[Written exercise] Repeat each entry exactly and drop the pictures.

[Records excerpted from a collection]

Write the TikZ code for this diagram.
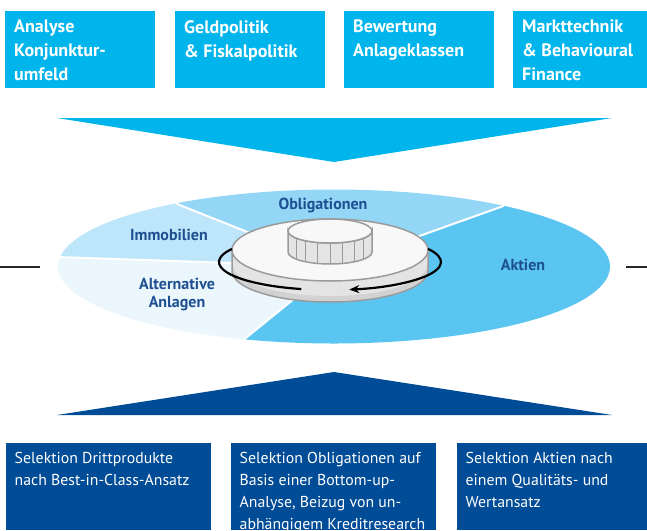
\documentclass[tikz,border=0pt]{standalone}
\usepackage{fontspec}
\setmainfont{PT Sans}
\usetikzlibrary{arrows.meta}
\definecolor{topblue}{HTML}{00B5EB}
\definecolor{darkblue}{HTML}{004C96}
\definecolor{labelblue}{HTML}{1D4F91}
\definecolor{aktiencol}{HTML}{5BC5F1}
\definecolor{oblicol}{HTML}{93D6F6}
\definecolor{immocol}{HTML}{BEE6FA}
\definecolor{altcol}{HTML}{EBF7FD}
\definecolor{diskline}{HTML}{9B9B9B}
\definecolor{diskside}{HTML}{E4E4E4}
\definecolor{diskbase}{HTML}{D2D2D2}
\definecolor{disktop}{HTML}{F8F8F8}

\begin{document}
\begin{tikzpicture}
		[x=1pt, y=-1pt,
			box/.style={anchor=north west, inner sep=0pt, minimum height=77pt},
			topbox/.style={box, fill=topblue, minimum width=150pt},
			selbox/.style={box, fill=darkblue, minimum width=205pt, minimum height=87pt},
			boxtext/.style={anchor=north west, inner sep=0pt, align=left, text=white},
			toptext/.style={boxtext, font=\bfseries\fontsize{18}{24}\selectfont},
			seltext/.style={boxtext, font=\fontsize{15.8}{22}\selectfont},
			pielabel/.style={align=center, inner sep=0pt, text=labelblue, font=\bfseries\fontsize{16}{18}\selectfont},
			disk/.style={fill=disktop, draw=diskline, line width=1.5pt},
			rotarrow/.style={line width=2.2pt, black}]
		\useasboundingbox (0,0) rectangle (647,530);
		% define centres of pie, disks and rotation
		\coordinate (pc) at (334,266.5);
		\coordinate (dc) at (330,250);
		\coordinate (sc) at (330,231);
		\coordinate (ac) at (330,262);
		% side marks
		\coordinate (l0) at (0,267);
		\coordinate (l1) at (40,267);
		\coordinate (r0) at (626,267);
		\coordinate (r1) at (647,267);
		% the analysis boxes on top
		\node[topbox] (t1) at (5,11) {};
		\node[topbox] (t2) at (175,11) {};
		\node[topbox] (t3) at (344,11) {};
		\node[topbox, minimum width=134pt] (t4) at (513,11) {};
		\node[toptext] (t1text) at ([shift={(9,9)}]t1.north west) {Analyse\\Konjunktur-\\umfeld};
		\node[toptext] (t2text) at ([shift={(9,9)}]t2.north west) {Geldpolitik\\\& Fiskalpolitik};
		\node[toptext] (t3text) at ([shift={(9,9)}]t3.north west) {Bewertung\\Anlageklassen};
		\node[toptext] (t4text) at ([shift={(9,9)}]t4.north west) {Markttechnik\\\& Behavioural\\Finance};
		% funnel down
		\fill[topblue] (57,118) -- (612,118) -- (334,162) -- cycle;
		% the pie of asset classes
		\foreach \a/\b/\c in {-125/-52/oblicol, -173/-125/immocol, 109/187/altcol, -52/109/aktiencol}
			\fill[\c] (pc) -- ++(\a:276 and 77) arc[start angle=\a, end angle=\b, x radius=276, y radius=77] -- cycle;
		\foreach \a in {-52,-125,-173,109}
			\draw[white, line width=2pt] (pc) -- ++(\a:276 and 77);
		\draw[line width=1.2pt, black!85] (l0) -- (l1);
		\draw[line width=1.2pt, black!85] (r0) -- (r1);
		% label the slices
		\node[pielabel] (obl) at (323,205) {Obligationen};
		\node[pielabel] (imm) at (169,235) {Immobilien};
		\node[pielabel] (akt) at (523,265) {Aktien};
		\node[pielabel] (alt) at (177,295) {Alternative\\Anlagen};
		% big disk
		\filldraw[fill=diskbase, draw=diskline, line width=1.5pt] (232,250) -- (232,271) arc[start angle=180, end angle=0, x radius=98, y radius=31] -- (428,250) -- cycle;
		\fill[diskside] (233,250) -- (233,265) arc[start angle=180, end angle=0, x radius=97, y radius=31] -- (427,250) -- cycle;
		\draw[disk] (dc) ellipse[x radius=98, y radius=31];
		% small knob
		\filldraw[fill=diskside, draw=diskline, line width=1.5pt] (288,231) -- (288,252) arc[start angle=180, end angle=0, x radius=42, y radius=12] -- (372,231) arc[start angle=0, end angle=180, x radius=42, y radius=12] -- cycle;
		\foreach \t in {36,54,72,90,108,126,144}
			\draw[diskline, line width=1pt] ([shift={(\t:42 and 12)}]sc) -- ++(0,21);
		\draw[disk] (sc) ellipse[x radius=42, y radius=12];
		% rotation arrow in front of the disk
		\draw[rotarrow, -{Stealth[length=10pt, width=8pt]}] ([shift={(-28:111 and 28)}]ac) arc[start angle=-28, end angle=80, x radius=111, y radius=28];
		\draw[rotarrow] ([shift={(105:111 and 28)}]ac) arc[start angle=105, end angle=208, x radius=111, y radius=28];
		% funnel up
		\fill[darkblue] (334,372) -- (612,415) -- (57,415) -- cycle;
		% the selection boxes below
		\node[selbox] (s1) at (6,443) {};
		\node[selbox] (s2) at (231,443) {};
		\node[selbox, minimum width=190pt] (s3) at (457,443) {};
		\node[seltext] (s1text) at ([shift={(8.5,9.5)}]s1.north west) {Selektion Drittprodukte\\nach Best-in-Class-Ansatz};
		\node[seltext] (s2text) at ([shift={(8.5,9.5)}]s2.north west) {Selektion Obligationen auf\\Basis einer Bottom-up-\\Analyse, Beizug von un-\\abhängigem Kreditresearch};
		\node[seltext] (s3text) at ([shift={(8.5,9.5)}]s3.north west) {Selektion Aktien nach\\einem Qualitäts- und\\Wertansatz};
	\end{tikzpicture}
\end{document}
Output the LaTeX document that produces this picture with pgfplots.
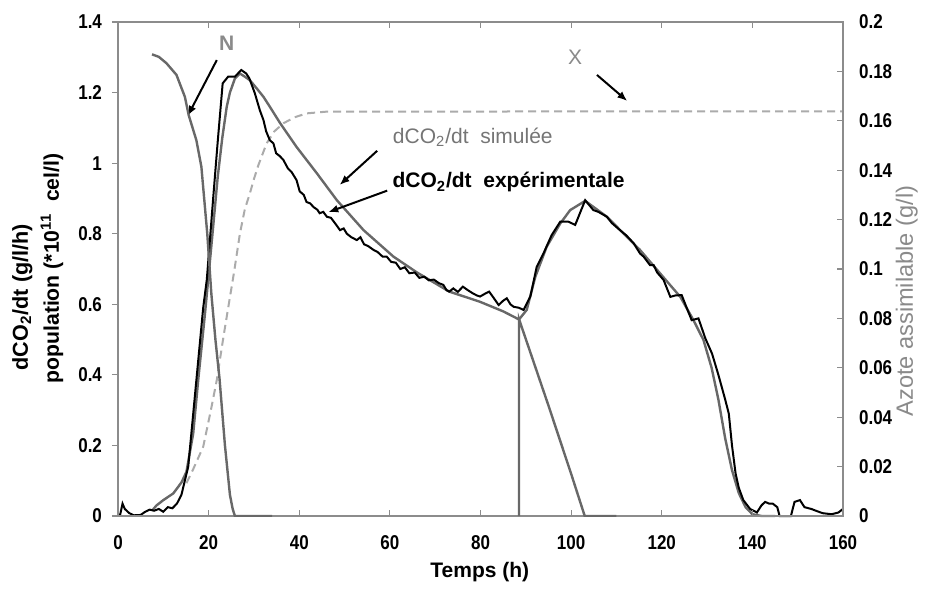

[Solution to this problem]
Write the TikZ code for this diagram.
\documentclass[tikz,border=0pt]{standalone}
\usepackage{fontspec}
\setmainfont{PT Sans}
\usetikzlibrary{arrows.meta}
\definecolor{topblue}{HTML}{00B5EB}
\definecolor{darkblue}{HTML}{004C96}
\definecolor{labelblue}{HTML}{1D4F91}
\definecolor{aktiencol}{HTML}{5BC5F1}
\definecolor{oblicol}{HTML}{93D6F6}
\definecolor{immocol}{HTML}{BEE6FA}
\definecolor{altcol}{HTML}{EBF7FD}
\definecolor{diskline}{HTML}{9B9B9B}
\definecolor{diskside}{HTML}{E4E4E4}
\definecolor{diskbase}{HTML}{D2D2D2}
\definecolor{disktop}{HTML}{F8F8F8}

\begin{document}
\begin{tikzpicture}
		[x=1pt, y=-1pt,
			box/.style={anchor=north west, inner sep=0pt, minimum height=77pt},
			topbox/.style={box, fill=topblue, minimum width=150pt},
			selbox/.style={box, fill=darkblue, minimum width=205pt, minimum height=87pt},
			boxtext/.style={anchor=north west, inner sep=0pt, align=left, text=white},
			toptext/.style={boxtext, font=\bfseries\fontsize{18}{24}\selectfont},
			seltext/.style={boxtext, font=\fontsize{15.8}{22}\selectfont},
			pielabel/.style={align=center, inner sep=0pt, text=labelblue, font=\bfseries\fontsize{16}{18}\selectfont},
			disk/.style={fill=disktop, draw=diskline, line width=1.5pt},
			rotarrow/.style={line width=2.2pt, black}]
		\useasboundingbox (0,0) rectangle (647,530);
		% define centres of pie, disks and rotation
		\coordinate (pc) at (334,266.5);
		\coordinate (dc) at (330,250);
		\coordinate (sc) at (330,231);
		\coordinate (ac) at (330,262);
		% side marks
		\coordinate (l0) at (0,267);
		\coordinate (l1) at (40,267);
		\coordinate (r0) at (626,267);
		\coordinate (r1) at (647,267);
		% the analysis boxes on top
		\node[topbox] (t1) at (5,11) {};
		\node[topbox] (t2) at (175,11) {};
		\node[topbox] (t3) at (344,11) {};
		\node[topbox, minimum width=134pt] (t4) at (513,11) {};
		\node[toptext] (t1text) at ([shift={(9,9)}]t1.north west) {Analyse\\Konjunktur-\\umfeld};
		\node[toptext] (t2text) at ([shift={(9,9)}]t2.north west) {Geldpolitik\\\& Fiskalpolitik};
		\node[toptext] (t3text) at ([shift={(9,9)}]t3.north west) {Bewertung\\Anlageklassen};
		\node[toptext] (t4text) at ([shift={(9,9)}]t4.north west) {Markttechnik\\\& Behavioural\\Finance};
		% funnel down
		\fill[topblue] (57,118) -- (612,118) -- (334,162) -- cycle;
		% the pie of asset classes
		\foreach \a/\b/\c in {-125/-52/oblicol, -173/-125/immocol, 109/187/altcol, -52/109/aktiencol}
			\fill[\c] (pc) -- ++(\a:276 and 77) arc[start angle=\a, end angle=\b, x radius=276, y radius=77] -- cycle;
		\foreach \a in {-52,-125,-173,109}
			\draw[white, line width=2pt] (pc) -- ++(\a:276 and 77);
		\draw[line width=1.2pt, black!85] (l0) -- (l1);
		\draw[line width=1.2pt, black!85] (r0) -- (r1);
		% label the slices
		\node[pielabel] (obl) at (323,205) {Obligationen};
		\node[pielabel] (imm) at (169,235) {Immobilien};
		\node[pielabel] (akt) at (523,265) {Aktien};
		\node[pielabel] (alt) at (177,295) {Alternative\\Anlagen};
		% big disk
		\filldraw[fill=diskbase, draw=diskline, line width=1.5pt] (232,250) -- (232,271) arc[start angle=180, end angle=0, x radius=98, y radius=31] -- (428,250) -- cycle;
		\fill[diskside] (233,250) -- (233,265) arc[start angle=180, end angle=0, x radius=97, y radius=31] -- (427,250) -- cycle;
		\draw[disk] (dc) ellipse[x radius=98, y radius=31];
		% small knob
		\filldraw[fill=diskside, draw=diskline, line width=1.5pt] (288,231) -- (288,252) arc[start angle=180, end angle=0, x radius=42, y radius=12] -- (372,231) arc[start angle=0, end angle=180, x radius=42, y radius=12] -- cycle;
		\foreach \t in {36,54,72,90,108,126,144}
			\draw[diskline, line width=1pt] ([shift={(\t:42 and 12)}]sc) -- ++(0,21);
		\draw[disk] (sc) ellipse[x radius=42, y radius=12];
		% rotation arrow in front of the disk
		\draw[rotarrow, -{Stealth[length=10pt, width=8pt]}] ([shift={(-28:111 and 28)}]ac) arc[start angle=-28, end angle=80, x radius=111, y radius=28];
		\draw[rotarrow] ([shift={(105:111 and 28)}]ac) arc[start angle=105, end angle=208, x radius=111, y radius=28];
		% funnel up
		\fill[darkblue] (334,372) -- (612,415) -- (57,415) -- cycle;
		% the selection boxes below
		\node[selbox] (s1) at (6,443) {};
		\node[selbox] (s2) at (231,443) {};
		\node[selbox, minimum width=190pt] (s3) at (457,443) {};
		\node[seltext] (s1text) at ([shift={(8.5,9.5)}]s1.north west) {Selektion Drittprodukte\\nach Best-in-Class-Ansatz};
		\node[seltext] (s2text) at ([shift={(8.5,9.5)}]s2.north west) {Selektion Obligationen auf\\Basis einer Bottom-up-\\Analyse, Beizug von un-\\abhängigem Kreditresearch};
		\node[seltext] (s3text) at ([shift={(8.5,9.5)}]s3.north west) {Selektion Aktien nach\\einem Qualitäts- und\\Wertansatz};
	\end{tikzpicture}
\end{document}
Output the LaTeX document that produces this picture with pgfplots.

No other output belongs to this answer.